Other findings on school years funding include: 

  • In 2025, total school spending per pupil (aged 5-18) was about the same level in real terms as in 2010. Spending per pupil fell by 10% in real terms between 2010 and 2019, but has since recovered due to a boost in school funding since 2019.  
  • OBR forecasts show a £6-billion gap between expected funding and spending on SEND in 2028. To set this in context, that shortfall is equivalent to 9% of the anticipated total schools budget in that year. The government has three options for addressing this pressure: reforms to slow the growth in spending; topping up the overall education budget; and/or making cuts elsewhere in the education budget.  
  • The government has committed to freeze the overall schools budget in real terms between 2025 and 2028. Falling pupil numbers means the government could release about £1.8 billion in 2028 by freezing mainstream school spending per pupil for these 3 years. This could help to partially meet spending pressures on SEND.  
  • Delivering a real-terms freeze in mainstream school spending per pupil would be challenging for schools. We project that the actual costs faced by schools could increase by between 0.5 and 1 percentage points faster than general inflation between 2025 and 2028.  

Rising early years funding represents a major extension of the state 

  • Take-up of the new childcare entitlements for working families with children under 3 in 2024 was a quarter higher than initially expected. This has put pressure on budgets, which was only partly offset at June’s Spending Review. If the new entitlements continue to be as popular as they are now, the government is on track for perhaps £350 million (in today’s prices) in extra spending in 2028.
  • New entitlements have also reshaped how early years spending is targeted. The share of spending targeted specifically at working families has risen from 15% in 2014 to 48% in 2024, and is on track to reach 58% in 2025. By contrast, total spending on disadvantaged children halved in the decade to 2024, as tighter eligibility criteria saw entitlement to the 2-year-old disadvantaged offer fall from almost 40% of 2-year-olds to under a quarter.  
  • Increases in the minimum wage and employer National Insurance contributions have pushed up childcare providers’ costs much more quickly than economy-wide inflation. Once these rising costs are accounted for, resources per hour for 3- and 4-year-olds are 22% lower than at their peak in 2017, and they have fallen by 4% just in the last year. 

Increases in further education and sixth form spending are gradually reversing past cuts 

  • In 2025, funding per student aged 16-18 in colleges was around 8% lower in real terms than in 2010; for students in in school sixth forms, it was around 20% lower.

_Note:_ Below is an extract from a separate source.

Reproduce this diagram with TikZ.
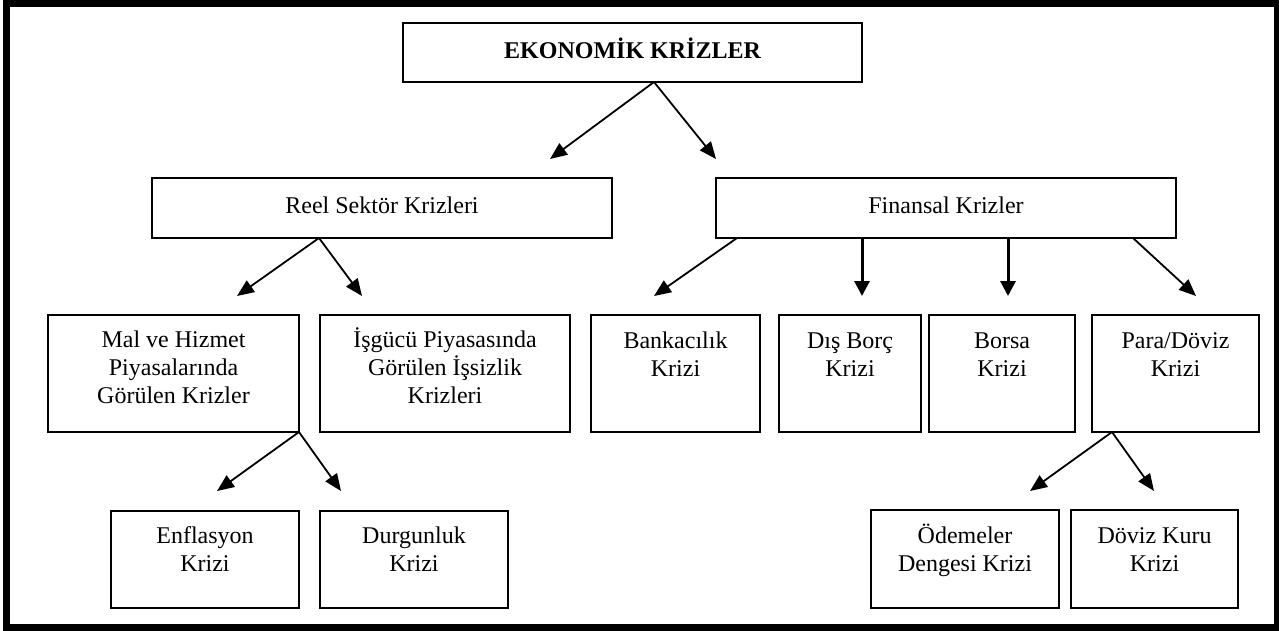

Although funding has risen since 2019, this has only partially reversed earlier cuts.  
  • In the recent post-16 white paper, the government set out plans for a £450 million real-terms increase in funding for 2026. This would translate into a 2.5% increase in real-terms funding per student.  
  • Maintaining spending per student at its 2026 level in real terms would require total 16–18 funding to increase by almost £150 million (in today’s prices) by 2028. Extra money is required as the number of students is projected to increase by around 70,000 (3%) between 2025 and 2028.  
  • Total spending on adult skills and apprenticeships has increased by 8% in real terms between 2019 and 2025. However, this only reverses a fraction of past cuts: total spending in 2025–26 will still be 25% below 2010–11 levels.  

Some stability in higher education funding, with higher student loan repayments for many graduates

  • In higher education, up-front teaching spending per student in 2025 was around 5% lower in real terms than in 2010, and around 22% lower in real terms than its high point in 2012 (when tuition fees were increased). This is due to successive cash-terms freezes to the cap on tuition fees.  
  • The government has committed to increase the tuition fee cap with inflation from now on. This will arrest the decline in real-terms per-student teaching resources and will provide some much-needed certainty for universities and prospective students alike.
  • In the 2025 Budget, the government announced that the loan repayment threshold for students who started their courses between 2012 and 2022 will be frozen in cash terms between 2026 and 2029. The thresholds that determine how much interest is added to these loans will also be frozen for the same period – though this was not explicitly announced anywhere in the Budget speech or Treasury documents. As a result of both freezes, those who started courses in 2022 can expect to repay around £3,200 (6%) more on average over their lifetime. 

Luke Sibieta, IFS Research Fellow and author said: ‘The most important education issue facing the government is the growing dysfunction in the special educational needs system. The problems here are not new, but they have been growing, and the government is right to stress the importance of reform for the sake of everyone involved – children, families, schools and councils. But we have now reached crunch time. In the near term, ministers face a stark set of choices: slow the growth of SEND spending, accept an ongoing squeeze on mainstream school funding, and/or inject additional resources into education through higher taxes or reductions elsewhere. Reform must be part of the picture. The current system is increasingly costly and failing to deliver for everyone. Whether the government can both put the system on a stronger long-term footing, and manage to generate shorter-term savings, will be a crucial test for the forthcoming schools white paper.’  

Josh Hillman, Director of Education at the Nuffield Foundation said: ‘Education spending in England is at a crossroads: tight budgets, escalating pressures, and shifting demographics demand hard choices to ensure opportunity and positive outcomes for all children and young people. What is clear from this latest analysis, is that without decisive action, rising SEND costs will dwarf available resources and undermine the promise of high-quality education, while uneven pupil numbers will force policymakers to choose between making savings or reinvesting to improve quality and reduce class sizes.’